Left the house the other day


to spend a week at a cabin out at Falcon Lake because we haven't gone anywhere since before Christmas.

We drove up on Monday night and stopped at Gimli Fish on the way out to get crab legs and lobster tail and the biggest scallops I've ever seen, and after unpacking and getting a fire going we sauteed it all up in a butter and garlic sauce and ate it with a salad and a bottle of rosé.

We stayed up late and got drunk and cold running back and forth from the private hot tub on the deck to the house to get more beer. I had a killer hangover the next morning but powered through 100 pages of The Count of Monte Cristo

(I'm almost 950 pages in!)

and popped an Advil so we could hike up the side of the mountain that overlooks the lake.

I haven't walked that much in months and felt it the next day. It was worth it for the view tho.

After so many months in the house it was weird to have so much space to

think
and spread out
and walk
and not worry about other people.

We heard some families in the other cabins and waved at a few of the staff from afar, but it was mostly just us and the deer and the birds. I loved waking up and putting fresh birdseed in the bird feeder every morning to see what kinds of birds showed up to eat.

(Did you know that bluejays aren't actually blue? Look it up!)

That night we grilled homemade burgers and had some special banana bread that put us to bed at 10 PM. I fell asleep watching Robocop (which has so many gun sounds, wow) and woke up at 7 AM feeling more rested than I have in months.

The next day walked out to an island.

It gets so cold in Manitoba that the lake freezes completely and you can walk right across the ice to a bunch of the little islands, which feels scary until you've done it a few times

(or have a few beers in you.)

The island was beautiful and scenic, but spooky too. There's a menacing beauty to the Canadian wilderness. It feels tough and rugged, like it will kill you if you let it

(which it will.)

Then we came back and played Scrabble and made out in the hot tub and I laughed until my face hurt. We got distracted and almost burnt the shit out of our homemade taquitos, but saved them in time and covered them in sour cream and the enchilada sauce I made before we left to cover up the "extra crunch".

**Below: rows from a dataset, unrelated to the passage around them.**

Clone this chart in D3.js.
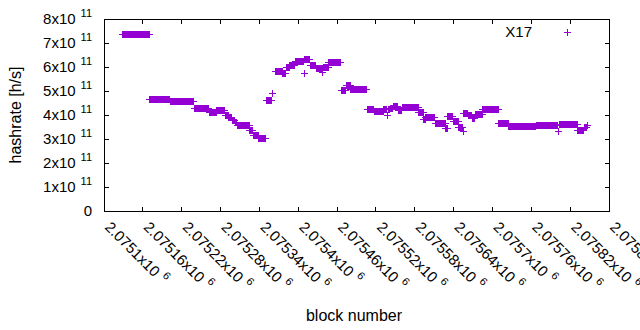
<!DOCTYPE html>
<html>
<head>
<meta charset="utf-8">
<script src="https://cdn.jsdelivr.net/npm/d3@7"></script>
<style>
  body { margin: 0; background: #fff; }
  text { font-family: "Liberation Sans", Arial, sans-serif; fill: #000; }
</style>
</head>
<body>
<div id="chart"></div>
<script>
// hashrate per block, stored as runs of equal value (block offset from 2075100, value in 1e11 h/s)
const runStart = [28, 71, 102, 140, 163, 174, 187, 193, 198, 203, 206, 225, 231, 239, 251, 260, 265, 276, 282, 287,
                  296, 309, 310, 319, 328, 338, 339, 347, 367, 374, 381, 407, 418, 432, 438, 439, 442, 447, 455, 461,
                  486, 494, 497, 512, 528, 531, 540, 548, 555, 556, 563, 569, 574, 585, 610, 625, 668, 702, 703, 732,
                  742, 747];
const runEnd   = [70, 101, 139, 162, 173, 186, 192, 197, 202, 205, 224, 230, 238, 250, 258, 261, 275, 281, 286, 295,
                  308, 309, 318, 327, 337, 338, 346, 366, 373, 380, 406, 417, 431, 437, 438, 441, 446, 454, 460, 485,
                  493, 496, 511, 527, 530, 539, 547, 554, 555, 562, 568, 573, 584, 609, 624, 667, 701, 702, 731, 741,
                  746, 747];
const runValue = [7.36, 4.65, 4.57, 4.28, 4.11, 4.20, 3.98, 3.88, 3.77, 3.68, 3.58, 3.35, 3.15, 3.03, 4.61, 4.90, 5.83, 5.74, 5.97, 6.08,
                  6.21, 5.74, 6.32, 6.07, 5.94, 5.76, 6.00, 6.20, 5.03, 5.21, 5.07, 4.24, 4.14, 4.24, 4.00, 4.24, 4.28, 4.37, 4.17, 4.33,
                  4.11, 3.80, 3.90, 3.65, 3.42, 3.92, 3.75, 3.49, 3.30, 4.07, 4.00, 3.86, 4.03, 4.21, 3.63, 3.51, 3.57, 3.30, 3.62, 3.36,
                  3.50, 3.56];

const blockBase = 2075100;
const xTicks = d3.range(0, 14).map(i => blockBase + i * 60);
const xTickLabels = ['2.0751', '2.07516', '2.07522', '2.07528', '2.07534', '2.0754', '2.07546',
                     '2.07552', '2.07558', '2.07564', '2.0757', '2.07576', '2.07582', '2.07588'];
const yTicks = [0, 1, 2, 3, 4, 5, 6, 7, 8];
const seriesName = 'X17';

const svgWidth = 640, svgHeight = 330;
const margin = { top: 19, right: 31, bottom: 119, left: 104 };
const width = svgWidth - margin.left - margin.right;
const height = svgHeight - margin.top - margin.bottom;
const color = '#9400d3';

// expand runs into one point per block
const points = [];
runStart.forEach((s, i) => {
  for (let b = s; b <= runEnd[i]; b++) points.push({ block: blockBase + b, value: runValue[i] });
});

const svg = d3.select('#chart').append('svg')
  .attr('width', svgWidth)
  .attr('height', svgHeight);

const g = svg.append('g')
  .attr('transform', `translate(${margin.left}, ${margin.top})`);

const xScale = d3.scaleLinear()
  .domain([blockBase, blockBase + 780])
  .range([0, width]);

const yScale = d3.scaleLinear()
  .domain([0, 8])
  .range([height, 0]);

// ticks on all four sides, pointing inward
const tickLen = 4.5;
const ticks = g.append('g').attr('stroke', '#000').attr('stroke-width', 1).attr('shape-rendering', 'crispEdges');
xTicks.forEach(t => {
  const x = xScale(t);
  ticks.append('line').attr('x1', x).attr('x2', x).attr('y1', height).attr('y2', height - tickLen);
  ticks.append('line').attr('x1', x).attr('x2', x).attr('y1', 0).attr('y2', tickLen);
});
yTicks.forEach(t => {
  const y = yScale(t);
  ticks.append('line').attr('x1', 0).attr('x2', tickLen).attr('y1', y).attr('y2', y);
  ticks.append('line').attr('x1', width).attr('x2', width - tickLen).attr('y1', y).attr('y2', y);
});

// y tick labels like "4x10^11"
yTicks.forEach(t => {
  const txt = g.append('text')
    .attr('x', -12)
    .attr('y', yScale(t) + 5.4)
    .attr('text-anchor', 'end')
    .style('font-size', '15px');
  if (t === 0) {
    txt.text('0');
  } else {
    txt.append('tspan').text(t + 'x10');
    txt.append('tspan').attr('dx', 5).attr('dy', -7).style('font-size', '11px').text('11');
  }
});

// x tick labels, rotated
xTicks.forEach((t, i) => {
  const x = xScale(t);
  const txt = g.append('text')
    .attr('transform', `translate(${x}, ${height + 17}) rotate(45)`)
    .style('font-size', '15px');
  txt.append('tspan').text(xTickLabels[i] + 'x10');
  txt.append('tspan').attr('dx', 5).attr('dy', -7).style('font-size', '11px').text('6');
});

// points as "+"
const s = 3.5;
let d = '';
points.forEach(p => {
  const x = xScale(p.block), y = yScale(p.value);
  d += `M${x - s},${y}h${2 * s}M${x},${y - s}v${2 * s}`;
});
g.append('path')
  .attr('d', d)
  .attr('fill', 'none')
  .attr('stroke', color)
  .attr('stroke-width', 1)
  .attr('shape-rendering', 'crispEdges');

// border
g.append('rect')
  .attr('width', width)
  .attr('height', height)
  .attr('fill', 'none')
  .attr('stroke', '#000')
  .attr('shape-rendering', 'crispEdges');

// legend
g.append('text')
  .attr('x', 428)
  .attr('y', 18)
  .attr('text-anchor', 'end')
  .style('font-size', '15px')
  .text(seriesName);
g.append('path')
  .attr('d', `M${463 - s},13h${2 * s}M463,${13 - s}v${2 * s}`)
  .attr('stroke', color)
  .attr('shape-rendering', 'crispEdges');

// axis titles
svg.append('text')
  .attr('x', 354)
  .attr('y', 321)
  .attr('text-anchor', 'middle')
  .style('font-size', '16px')
  .text('block number');

svg.append('text')
  .attr('transform', 'translate(21, 115) rotate(-90)')
  .attr('text-anchor', 'middle')
  .style('font-size', '16px')
  .text('hashrate [h/s]');
</script>
</body>
</html>
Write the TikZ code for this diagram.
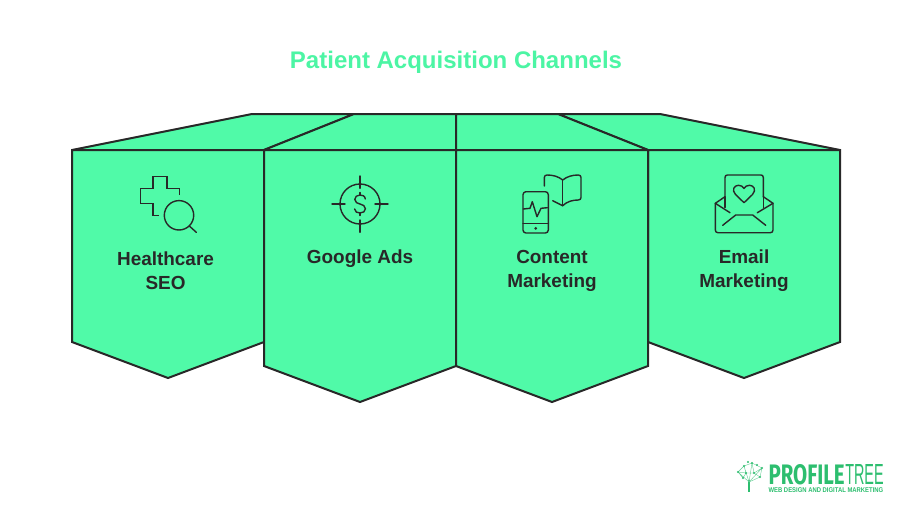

John made breakfast every day. Egg sandwiches or scrambled eggs and breakfast sausage. One, sometimes two coffees with Jameson's. We ate sitting across the table from each other and I grinned at him like a maniac every time because after almost seven years together I'm still crazy about him.

After dinner every night we sat in the hot tub, soaking it all in. I tried as hard as I could to lock in how the cold air felt, and the way my beer tasted, and how John's hair caught in the light.

On our last day there he asked me "what are some moments you wish you could stay frozen in forever?" and because I'm cheesy and because it was true, I said

"this one, right now" and I meant it.

If I close my eyes it's almost like I'm back there and I wanna hang onto that feeling so badly.